The amazing thing about fractal math is that at it's most elemental level, the formulas are relatively simple and based on concept of self-similarity. Where it gets complicated quickly is when those formulas are repeatedly applied.

Fractals have applications in numerous fields and the list is growing everyday. The connections they are finding between this type of math and natural systems is even more impressive. Fractals have been discovered in organ structures (such as the lungs) and in the structure of the circulatory system. Fractals also exist widely in nature, such as in the head of a cauliflower.

One of the interesting applications of all this has been to computer gaming, where mountains, clouds, landscapes, forests, and even planets can be rendered with fractal formulas. The results are often as convincing as the real thing.

So why did I title this post "Fractal Factories"?

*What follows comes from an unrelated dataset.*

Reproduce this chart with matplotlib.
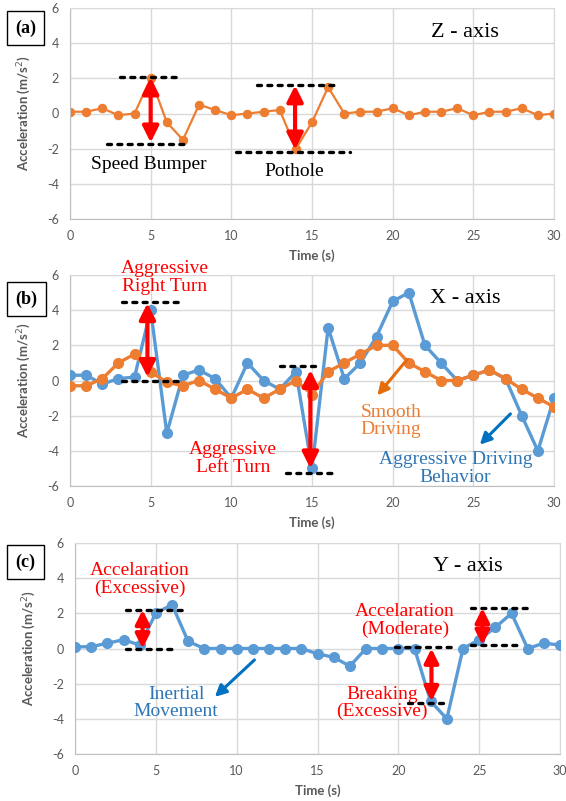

Well, one of the more unusual aspects of fractals is the existence of iterated functions and iterated function systems. Essentially, the output of the initial function is fed back into the function. This can go on indefinitely, and some of the results can be visually strange and often stunning. If you have the right software, you could theoretically keep zooming into on a portion of the rendered fractal and it would endlessly reproduce itself. In other words, even if you focused in on a tiny part, it would still resemble the larger whole (self similarity).

Talk about the efficient packaging of information! Like a factory, it can keep on churning out things. Yet, unlike a real world factory, with these types of functions those "things" are copies of itself.